Over 1,500 confirmed cases of cholera had been recorded in Borno, Yobe, and Adamawa in Northeast Nigeria between January and September, according to data from the Nigeria Centre for Disease Control (NCDC).
Cholera, a water-borne infection resulting from poor hygiene and acute diarrhoea, has been a recurring health problem in the region. It is also prevalent during the rainy season.
An earlier report from the United Nations Office for the Coordination of Humanitarian Affairs had revealed that “Some 17 local government areas (LGAs) across the three states are reporting cases that are largely attributed to the widespread contamination of water sources by flooding as the rainy season enters its peak.”
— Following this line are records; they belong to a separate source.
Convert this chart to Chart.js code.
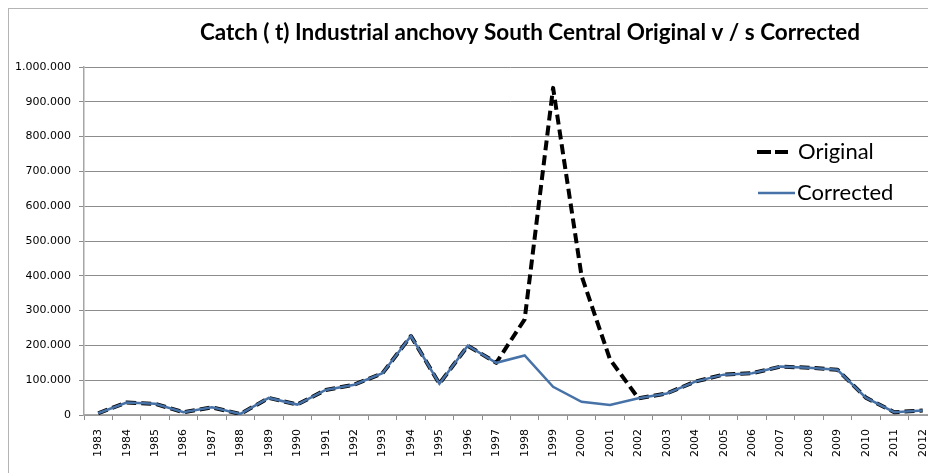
<!DOCTYPE html>
<html lang="en">
<head>
<meta charset="UTF-8">
<title>Catch ( t) Industrial anchovy South Central</title>
<script src="https://cdn.jsdelivr.net/npm/chart.js"></script>
<style>
    html, body { margin: 0; padding: 0; background: #ffffff; overflow: hidden; }
    #wrap { position: relative; width: 945px; height: 473px; }
</style>
</head>
<body>
<div id="wrap"><canvas id="catchChart" width="945" height="473"></canvas></div>
<script>
    // Catch in tonnes, one value per year
    const years = ['1983', '1984', '1985', '1986', '1987', '1988', '1989', '1990', '1991', '1992',
                   '1993', '1994', '1995', '1996', '1997', '1998', '1999', '2000', '2001', '2002',
                   '2003', '2004', '2005', '2006', '2007', '2008', '2009', '2010', '2011', '2012'];

    const original = [5000, 36000, 32000, 8000, 22000, 3000, 49000, 30000, 72000, 87000,
                      120000, 227000, 90000, 199000, 150000, 275000, 940000, 400000, 160000, 48000,
                      62000, 96000, 116000, 120000, 139000, 136000, 130000, 50000, 8000, 13000];

    const corrected = [5000, 36000, 32000, 8000, 22000, 3000, 49000, 30000, 72000, 87000,
                       120000, 227000, 90000, 199000, 150000, 171000, 81000, 38000, 29000, 48000,
                       62000, 96000, 116000, 120000, 139000, 136000, 130000, 50000, 8000, 13000];

    const seriesNames = ['Original', 'Corrected'];
    const chartTitle = 'Catch ( t) Industrial anchovy South Central Original v / s Corrected';
    const blue = '#4672a8';

    // thousands with dots, like the spreadsheet
    const fmt = v => v.toLocaleString('de-DE');

    // outer frame of the chart object
    const framePlugin = {
        id: 'frame',
        beforeDraw(chart) {
            const ctx = chart.ctx;
            ctx.save();
            ctx.strokeStyle = '#b4b4b4';
            ctx.lineWidth = 1;
            ctx.strokeRect(8.5, 8.5, 2000, 2000);
            ctx.restore();
        }
    };

    // title centred on the whole (wider, cropped) chart object
    const titlePlugin = {
        id: 'topTitle',
        afterDraw(chart) {
            const ctx = chart.ctx;
            ctx.save();
            ctx.fillStyle = '#000000';
            ctx.font = 'bold 22.5px Lato';
            ctx.textAlign = 'center';
            ctx.textBaseline = 'middle';
            ctx.fillText(chartTitle, 530, 33);
            ctx.restore();
        }
    };

    // legend drawn inside the plot, right side
    const legendPlugin = {
        id: 'sideLegend',
        afterDraw(chart) {
            const ctx = chart.ctx;
            ctx.save();
            ctx.lineCap = 'butt';
            ctx.strokeStyle = '#000000';
            ctx.lineWidth = 4;
            ctx.setLineDash([14, 4]);
            ctx.beginPath();
            ctx.moveTo(757, 152);
            ctx.lineTo(788, 152);
            ctx.stroke();

            ctx.setLineDash([]);
            ctx.strokeStyle = blue;
            ctx.lineWidth = 2.5;
            ctx.beginPath();
            ctx.moveTo(758, 193);
            ctx.lineTo(795, 193);
            ctx.stroke();

            ctx.fillStyle = '#000000';
            ctx.font = '22px Lato';
            ctx.textBaseline = 'middle';
            ctx.fillText(seriesNames[0], 798, 152);
            ctx.fillText(seriesNames[1], 797, 193);
            ctx.restore();
        }
    };

    new Chart(document.getElementById('catchChart'), {
        type: 'line',
        data: {
            labels: years,
            datasets: [
                {
                    label: seriesNames[1],
                    data: corrected,
                    borderColor: blue,
                    borderWidth: 2.5,
                    pointRadius: 0,
                    tension: 0,
                    fill: false
                },
                {
                    label: seriesNames[0],
                    data: original,
                    borderColor: '#000000',
                    borderWidth: 4,
                    borderDash: [10, 5],
                    borderJoinStyle: 'round',
                    pointRadius: 0,
                    tension: 0,
                    fill: false
                }
            ]
        },
        options: {
            responsive: false,
            animation: false,
            layout: { padding: { left: 0, right: 7, top: 67, bottom: 0 } },
            plugins: {
                legend: { display: false },
                tooltip: { enabled: false },
                title: { display: false }
            },
            scales: {
                x: {
                    offset: true,
                    afterFit: s => { s.height = 58; },
                    grid: { display: true, drawOnChartArea: false, offset: true, tickLength: 5, color: '#8c8c8c' },
                    border: { color: '#a6a6a6', width: 1.5 },
                    ticks: {
                        autoSkip: false,
                        minRotation: 90,
                        maxRotation: 90,
                        padding: 9,
                        color: '#000000',
                        font: { family: 'DejaVu Sans', size: 11 }
                    }
                },
                y: {
                    min: 0,
                    max: 1000000,
                    afterFit: s => { s.width = 84; },
                    grid: { color: '#8c8c8c', tickLength: 5 },
                    border: { color: '#a6a6a6', width: 1.5 },
                    ticks: {
                        stepSize: 100000,
                        padding: 8,
                        color: '#000000',
                        font: { family: 'DejaVu Sans', size: 11 },
                        callback: v => fmt(v)
                    }
                }
            }
        },
        plugins: [framePlugin, titlePlugin, legendPlugin]
    });
</script>
</body>
</html>
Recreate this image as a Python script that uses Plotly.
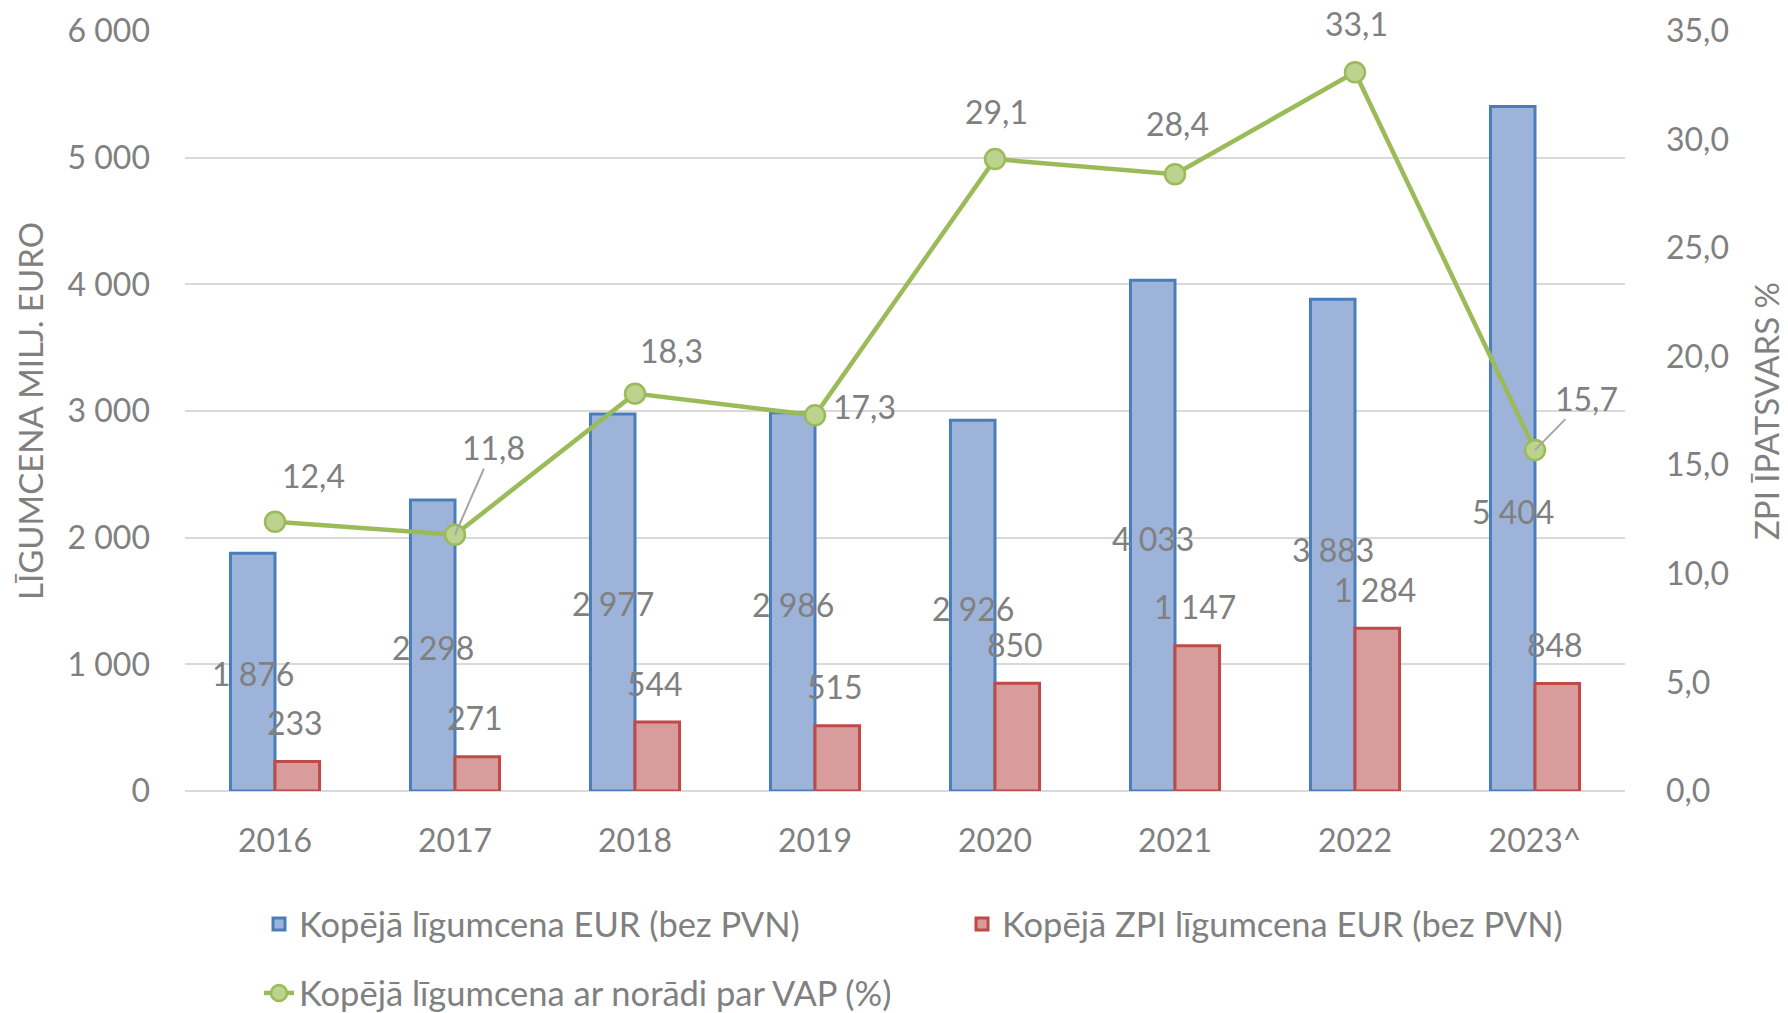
import plotly.graph_objects as go

# ---------------- data ----------------
years = ["2016", "2017", "2018", "2019", "2020", "2021", "2022", "2023^"]
total_value = [1876, 2298, 2977, 2986, 2926, 4033, 3883, 5404]
zpi_value = [233, 271, 544, 515, 850, 1147, 1284, 848]
zpi_share = [12.4, 11.8, 18.3, 17.3, 29.1, 28.4, 33.1, 15.7]

left_ticks = [0, 1000, 2000, 3000, 4000, 5000, 6000]
right_ticks = [0, 5, 10, 15, 20, 25, 30, 35]

name_total = "Kopējā līgumcena EUR (bez PVN)"
name_zpi = "Kopējā ZPI līgumcena EUR (bez PVN)"
name_share = "Kopējā līgumcena ar norādi par VAP (%)"

# ---------------- label placement (pixels, styling only) ----------------
total_label_dy = [-120, -148, -190, -192, -188, -258, -250, -405]
zpi_label_dy = [39, 39, 39, 39, 39, 39, 39, 39]
share_label_dx = [38, 38, 36, 49, 1, 2, 1, 51]
share_label_dy = [46, 87, 43, 9, 48, 51, 49, 52]
share_leader = [False, True, False, False, False, False, False, True]

# ---------------- layout geometry ----------------
W, H = 1788, 1013
ML, MR, MT, MB = 185, 163, 31, 222
plot_w = W - ML - MR
plot_h = H - MT - MB
bargap = 0.505
bar_w = plot_w / len(years) * (1 - bargap) / 2

FONT = "Lato, 'Open Sans', sans-serif"
GRAY = "#808080"
BLUE_FILL = "#9DB3D9"
BLUE_LINE = "#4A7EBB"
RED_FILL = "#D89C9C"
RED_LINE = "#BE4B48"
GREEN = "#9BBB59"
GREEN_FILL = "#BCD28F"


def fmt_int(v):
    return f"{v:,}".replace(",", " ")


def fmt_dec(v):
    return f"{v:.1f}".replace(".", ",")


fig = go.Figure()

fig.add_trace(go.Bar(
    x=years, y=total_value, name=name_total,
    marker=dict(color=BLUE_FILL, line=dict(color=BLUE_LINE, width=3)),
    legend="legend",
))
fig.add_trace(go.Bar(
    x=years, y=zpi_value, name=name_zpi,
    marker=dict(color=RED_FILL, line=dict(color=RED_LINE, width=3)),
    legend="legend2",
))
fig.add_trace(go.Scatter(
    x=years, y=zpi_share, name=name_share, yaxis="y2",
    mode="lines+markers",
    line=dict(color=GREEN, width=4.5),
    marker=dict(size=20, color=GREEN_FILL, line=dict(color=GREEN, width=2.5)),
    legend="legend3",
))

annotations = []
for i, yr in enumerate(years):
    # category index i is the position of category years[i] on the x axis
    annotations.append(dict(
        x=i, y=total_value[i], xref="x", yref="y",
        text=fmt_int(total_value[i]), showarrow=False,
        xshift=-bar_w / 2, yshift=total_label_dy[i],
        font=dict(family=FONT, size=32, color=GRAY),
    ))
    annotations.append(dict(
        x=i, y=zpi_value[i], xref="x", yref="y",
        text=fmt_int(zpi_value[i]), showarrow=False,
        xshift=bar_w / 2 - 2, yshift=zpi_label_dy[i],
        font=dict(family=FONT, size=32, color=GRAY),
    ))
    if share_leader[i]:
        annotations.append(dict(
            x=i, y=zpi_share[i], xref="x", yref="y2",
            text=fmt_dec(zpi_share[i]), showarrow=True,
            arrowhead=0, arrowwidth=2, arrowcolor="#A6A6A6",
            ax=share_label_dx[i], ay=-share_label_dy[i], standoff=0,
            font=dict(family=FONT, size=32, color=GRAY),
        ))
    else:
        annotations.append(dict(
            x=i, y=zpi_share[i], xref="x", yref="y2",
            text=fmt_dec(zpi_share[i]), showarrow=False,
            xshift=share_label_dx[i], yshift=share_label_dy[i],
            font=dict(family=FONT, size=32, color=GRAY),
        ))

legend_common = dict(
    orientation="h", yanchor="middle", xanchor="left",
    font=dict(family=FONT, size=34.5, color=GRAY),
    bgcolor="rgba(0,0,0,0)", itemwidth=30,
)

row1 = (MT + plot_h - 924) / plot_h
row2 = (MT + plot_h - 993) / plot_h

fig.update_layout(
    width=W, height=H,
    margin=dict(l=ML, r=MR, t=MT, b=MB, pad=0, autoexpand=False),
    paper_bgcolor="white", plot_bgcolor="white",
    separators=", ",
    barmode="group", bargap=bargap, bargroupgap=0,
    font=dict(family=FONT, size=32, color=GRAY),
    xaxis=dict(
        type="category", showgrid=False, showline=False, zeroline=False,
        ticks="", tickfont=dict(family=FONT, size=32, color=GRAY),
        ticklabelstandoff=28,
    ),
    yaxis=dict(
        range=[0, 6000], tickvals=left_ticks, tickformat=",d",
        showgrid=True, gridcolor="#D9D9D9", gridwidth=2,
        zeroline=True, zerolinecolor="#D9D9D9", zerolinewidth=2,
        showline=False, ticks="",
        tickfont=dict(family=FONT, size=32, color=GRAY),
        ticklabelstandoff=34,
        title=dict(text="LĪGUMCENA MILJ. EURO",
                   font=dict(family=FONT, size=33, color=GRAY), standoff=14),
    ),
    yaxis2=dict(
        range=[0, 35], tickvals=right_ticks, tickformat=".1f",
        overlaying="y", side="right", showgrid=False, zeroline=False,
        showline=False, ticks="",
        tickfont=dict(family=FONT, size=32, color=GRAY),
        ticklabelstandoff=40,
        title=dict(text="ZPI ĪPATSVARS %",
                   font=dict(family=FONT, size=33, color=GRAY), standoff=27),
    ),
    legend=dict(x=(259 - ML) / plot_w, y=row1, **legend_common),
    legend2=dict(x=(962 - ML) / plot_w, y=row1, **legend_common),
    legend3=dict(x=(259 - ML) / plot_w, y=row2, **legend_common),
    annotations=annotations,
    showlegend=True,
)

fig.write_html(
    "out.html",
    config={"displayModeBar": False},
    post_script="document.body.style.margin='0';document.body.style.overflow='hidden';",
)
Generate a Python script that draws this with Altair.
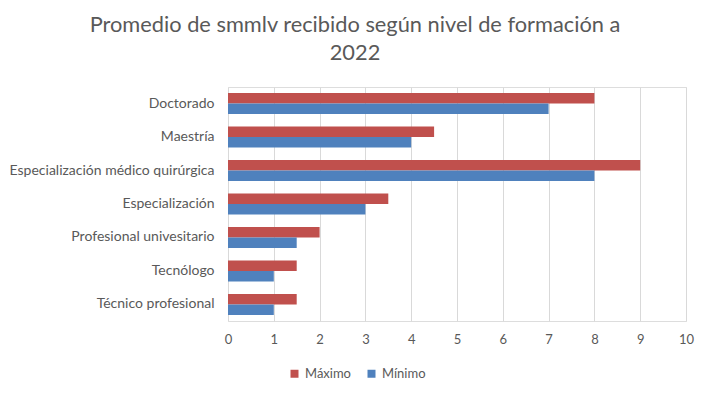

Cholera outbreaks in IDP camps also occur due to overcrowding, open defecation, poor WASH hygiene practices, and a lack of access to safe drinking water. Several cholera cases and deaths were recently recorded in an internally displaced person camp in Bama, central Borno and a camp for persons associated with Boko Haram in Maiduguri, the Borno state capital.
Since the beginning of the year, 918 cases have been confirmed in Yobe state, with 33 deaths recorded. Also, 679 confirmed cases have been recorded in Borno with 25 deaths, and 161 cases in Adamawa with one death.
According to a report issued by the Adamawa state ministry of health, there have been no recent cases or deaths within the last two weeks.
In Borno, the state government has established a committee to manage the disease outbreak within the affected communities and camps. A letter seen by HumAngle shows that authorities has been struggling to control the spread of diarrhoea and cholera.